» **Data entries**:
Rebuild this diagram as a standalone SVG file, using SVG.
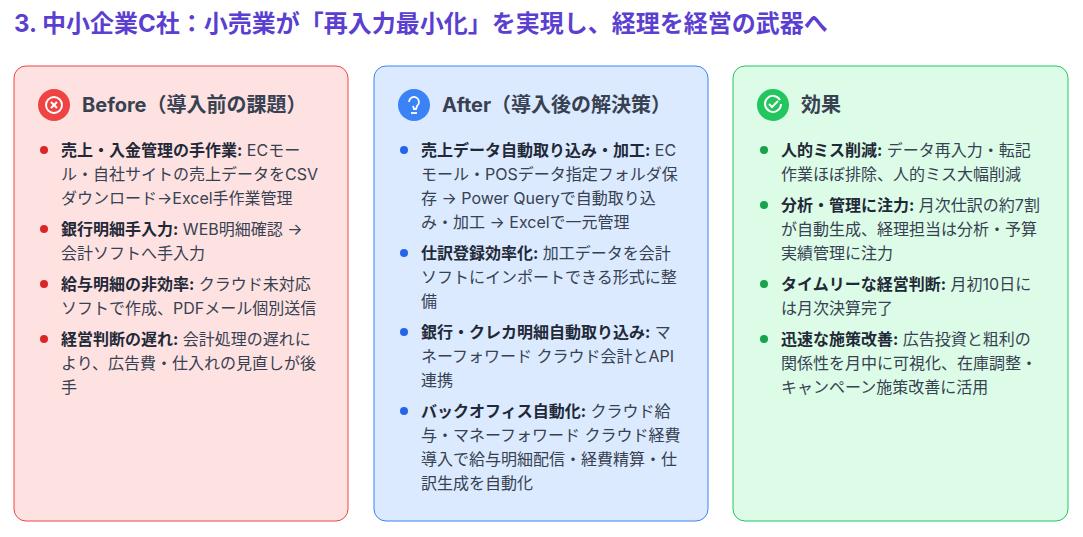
<svg xmlns="http://www.w3.org/2000/svg" width="1083" height="537" viewBox="0 0 1083 537">
<style>
text{font-family:Inter,"Noto Sans CJK JP","Noto Sans",sans-serif;fill:#374151}
.h{font-size:24px;font-weight:bold;fill:#5b3fd0}
.t{font-size:20px;font-weight:bold;fill:#374151}
.b{font-size:16px}
.k{font-weight:bold;fill:#1f2937}
</style>
<rect width="1083" height="537" fill="#fff"/>
<text class="h" x="14" y="32">3. 中小企業C社：小売業が「再入力最小化」を実現し、経理を経営の武器へ</text>
<g id="before">
<rect x="14" y="66" width="334" height="455" rx="12" fill="#fee2e2" stroke="#ef4444"/>
<circle cx="54" cy="105" r="16" fill="#ef4444"/>
<circle cx="54" cy="105" r="8" fill="none" stroke="#fff" stroke-width="2"/>
<path d="M51 102l6 6M57 102l-6 6" stroke="#fff" stroke-width="2"/>
<text class="t" x="82" y="112">Before（導入前の課題）</text>
<g fill="#dc2626"><circle cx="44" cy="150" r="4"/><circle cx="44" cy="229" r="4"/><circle cx="44" cy="284" r="4"/><circle cx="44" cy="339" r="4"/></g>
<text class="b" x="61" y="156"><tspan class="k">売上・入金管理の手作業:</tspan> ECモー</text>
<text class="b" x="61" y="180">ル・自社サイトの売上データをCSV</text>
<text class="b" x="61" y="204">ダウンロード→Excel手作業管理</text>
<text class="b" x="61" y="235"><tspan class="k">銀行明細手入力:</tspan> WEB明細確認 →</text>
<text class="b" x="61" y="259">会計ソフトへ手入力</text>
<text class="b" x="61" y="290"><tspan class="k">給与明細の非効率:</tspan> クラウド未対応</text>
<text class="b" x="61" y="314">ソフトで作成、PDFメール個別送信</text>
<text class="b" x="61" y="345"><tspan class="k">経営判断の遅れ:</tspan> 会計処理の遅れに</text>
<text class="b" x="61" y="369">より、広告費・仕入れの見直しが後</text>
<text class="b" x="61" y="393">手</text>
</g>
<g id="after">
<rect x="374" y="66" width="334" height="455" rx="12" fill="#dbeafe" stroke="#3b82f6"/>
<circle cx="414" cy="105" r="16" fill="#3b82f6"/>
<path d="M409 102a5 5 0 1 1 8 4l-1 3h-2l-1-3" fill="none" stroke="#fff" stroke-width="1.8"/>
<path d="M411 113h6" stroke="#fff" stroke-width="1.8"/>
<text class="t" x="442" y="112">After（導入後の解決策）</text>
<g fill="#2563eb"><circle cx="404" cy="150" r="4"/><circle cx="404" cy="253" r="4"/><circle cx="404" cy="332" r="4"/><circle cx="404" cy="411" r="4"/></g>
<text class="b" x="421" y="156"><tspan class="k">売上データ自動取り込み・加工:</tspan> EC</text>
<text class="b" x="421" y="180">モール・POSデータ指定フォルダ保</text>
<text class="b" x="421" y="204">存 → Power Queryで自動取り込</text>
<text class="b" x="421" y="228">み・加工 → Excelで一元管理</text>
<text class="b" x="421" y="259"><tspan class="k">仕訳登録効率化:</tspan> 加工データを会計</text>
<text class="b" x="421" y="283">ソフトにインポートできる形式に整</text>
<text class="b" x="421" y="307">備</text>
<text class="b" x="421" y="338"><tspan class="k">銀行・クレカ明細自動取り込み:</tspan> マ</text>
<text class="b" x="421" y="362">ネーフォワード クラウド会計とAPI</text>
<text class="b" x="421" y="386">連携</text>
<text class="b" x="421" y="417"><tspan class="k">バックオフィス自動化:</tspan> クラウド給</text>
<text class="b" x="421" y="441">与・マネーフォワード クラウド経費</text>
<text class="b" x="421" y="465">導入で給与明細配信・経費精算・仕</text>
<text class="b" x="421" y="489">訳生成を自動化</text>
</g>
<g id="effect">
<rect x="733" y="66" width="335" height="455" rx="12" fill="#dcfce7" stroke="#22c55e"/>
<circle cx="773" cy="105" r="16" fill="#22c55e"/>
<path d="M780 100a8 8 0 1 0 1 4" fill="none" stroke="#fff" stroke-width="2"/>
<path d="M769 104l3 3 6-6" fill="none" stroke="#fff" stroke-width="2"/>
<text class="t" x="801" y="112">効果</text>
<g fill="#16a34a"><circle cx="764" cy="150" r="4"/><circle cx="764" cy="205" r="4"/><circle cx="764" cy="284" r="4"/><circle cx="764" cy="339" r="4"/></g>
<text class="b" x="781" y="156"><tspan class="k">人的ミス削減:</tspan> データ再入力・転記</text>
<text class="b" x="781" y="180">作業ほぼ排除、人的ミス大幅削減</text>
<text class="b" x="781" y="211"><tspan class="k">分析・管理に注力:</tspan> 月次仕訳の約7割</text>
<text class="b" x="781" y="235">が自動生成、経理担当は分析・予算</text>
<text class="b" x="781" y="259">実績管理に注力</text>
<text class="b" x="781" y="290"><tspan class="k">タイムリーな経営判断:</tspan> 月初10日に</text>
<text class="b" x="781" y="314">は月次決算完了</text>
<text class="b" x="781" y="345"><tspan class="k">迅速な施策改善:</tspan> 広告投資と粗利の</text>
<text class="b" x="781" y="369">関係性を月中に可視化、在庫調整・</text>
<text class="b" x="781" y="393">キャンペーン施策改善に活用</text>
</g>
</svg>
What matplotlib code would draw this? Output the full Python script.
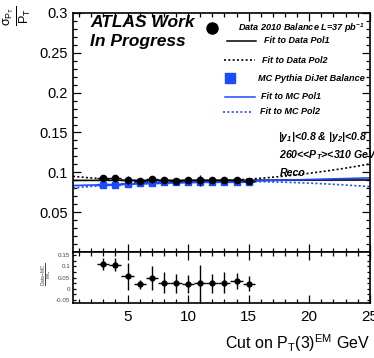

» **DIRECTIONS FOR THIS TASK**:
Exactly reproduce the entries above, minus the pictures.

» **RESULT FOR THIS TASK**:
Rebuild this diagram as a standalone SVG file, using SVG.
<svg xmlns="http://www.w3.org/2000/svg" width="1083" height="537" viewBox="0 0 1083 537">
<style>
text{font-family:Inter,"Noto Sans CJK JP","Noto Sans",sans-serif;fill:#374151}
.h{font-size:24px;font-weight:bold;fill:#5b3fd0}
.t{font-size:20px;font-weight:bold;fill:#374151}
.b{font-size:16px}
.k{font-weight:bold;fill:#1f2937}
</style>
<rect width="1083" height="537" fill="#fff"/>
<text class="h" x="14" y="32">3. 中小企業C社：小売業が「再入力最小化」を実現し、経理を経営の武器へ</text>
<g id="before">
<rect x="14" y="66" width="334" height="455" rx="12" fill="#fee2e2" stroke="#ef4444"/>
<circle cx="54" cy="105" r="16" fill="#ef4444"/>
<circle cx="54" cy="105" r="8" fill="none" stroke="#fff" stroke-width="2"/>
<path d="M51 102l6 6M57 102l-6 6" stroke="#fff" stroke-width="2"/>
<text class="t" x="82" y="112">Before（導入前の課題）</text>
<g fill="#dc2626"><circle cx="44" cy="150" r="4"/><circle cx="44" cy="229" r="4"/><circle cx="44" cy="284" r="4"/><circle cx="44" cy="339" r="4"/></g>
<text class="b" x="61" y="156"><tspan class="k">売上・入金管理の手作業:</tspan> ECモー</text>
<text class="b" x="61" y="180">ル・自社サイトの売上データをCSV</text>
<text class="b" x="61" y="204">ダウンロード→Excel手作業管理</text>
<text class="b" x="61" y="235"><tspan class="k">銀行明細手入力:</tspan> WEB明細確認 →</text>
<text class="b" x="61" y="259">会計ソフトへ手入力</text>
<text class="b" x="61" y="290"><tspan class="k">給与明細の非効率:</tspan> クラウド未対応</text>
<text class="b" x="61" y="314">ソフトで作成、PDFメール個別送信</text>
<text class="b" x="61" y="345"><tspan class="k">経営判断の遅れ:</tspan> 会計処理の遅れに</text>
<text class="b" x="61" y="369">より、広告費・仕入れの見直しが後</text>
<text class="b" x="61" y="393">手</text>
</g>
<g id="after">
<rect x="374" y="66" width="334" height="455" rx="12" fill="#dbeafe" stroke="#3b82f6"/>
<circle cx="414" cy="105" r="16" fill="#3b82f6"/>
<path d="M409 102a5 5 0 1 1 8 4l-1 3h-2l-1-3" fill="none" stroke="#fff" stroke-width="1.8"/>
<path d="M411 113h6" stroke="#fff" stroke-width="1.8"/>
<text class="t" x="442" y="112">After（導入後の解決策）</text>
<g fill="#2563eb"><circle cx="404" cy="150" r="4"/><circle cx="404" cy="253" r="4"/><circle cx="404" cy="332" r="4"/><circle cx="404" cy="411" r="4"/></g>
<text class="b" x="421" y="156"><tspan class="k">売上データ自動取り込み・加工:</tspan> EC</text>
<text class="b" x="421" y="180">モール・POSデータ指定フォルダ保</text>
<text class="b" x="421" y="204">存 → Power Queryで自動取り込</text>
<text class="b" x="421" y="228">み・加工 → Excelで一元管理</text>
<text class="b" x="421" y="259"><tspan class="k">仕訳登録効率化:</tspan> 加工データを会計</text>
<text class="b" x="421" y="283">ソフトにインポートできる形式に整</text>
<text class="b" x="421" y="307">備</text>
<text class="b" x="421" y="338"><tspan class="k">銀行・クレカ明細自動取り込み:</tspan> マ</text>
<text class="b" x="421" y="362">ネーフォワード クラウド会計とAPI</text>
<text class="b" x="421" y="386">連携</text>
<text class="b" x="421" y="417"><tspan class="k">バックオフィス自動化:</tspan> クラウド給</text>
<text class="b" x="421" y="441">与・マネーフォワード クラウド経費</text>
<text class="b" x="421" y="465">導入で給与明細配信・経費精算・仕</text>
<text class="b" x="421" y="489">訳生成を自動化</text>
</g>
<g id="effect">
<rect x="733" y="66" width="335" height="455" rx="12" fill="#dcfce7" stroke="#22c55e"/>
<circle cx="773" cy="105" r="16" fill="#22c55e"/>
<path d="M780 100a8 8 0 1 0 1 4" fill="none" stroke="#fff" stroke-width="2"/>
<path d="M769 104l3 3 6-6" fill="none" stroke="#fff" stroke-width="2"/>
<text class="t" x="801" y="112">効果</text>
<g fill="#16a34a"><circle cx="764" cy="150" r="4"/><circle cx="764" cy="205" r="4"/><circle cx="764" cy="284" r="4"/><circle cx="764" cy="339" r="4"/></g>
<text class="b" x="781" y="156"><tspan class="k">人的ミス削減:</tspan> データ再入力・転記</text>
<text class="b" x="781" y="180">作業ほぼ排除、人的ミス大幅削減</text>
<text class="b" x="781" y="211"><tspan class="k">分析・管理に注力:</tspan> 月次仕訳の約7割</text>
<text class="b" x="781" y="235">が自動生成、経理担当は分析・予算</text>
<text class="b" x="781" y="259">実績管理に注力</text>
<text class="b" x="781" y="290"><tspan class="k">タイムリーな経営判断:</tspan> 月初10日に</text>
<text class="b" x="781" y="314">は月次決算完了</text>
<text class="b" x="781" y="345"><tspan class="k">迅速な施策改善:</tspan> 広告投資と粗利の</text>
<text class="b" x="781" y="369">関係性を月中に可視化、在庫調整・</text>
<text class="b" x="781" y="393">キャンペーン施策改善に活用</text>
</g>
</svg>
What matplotlib code would draw this? Output the full Python script.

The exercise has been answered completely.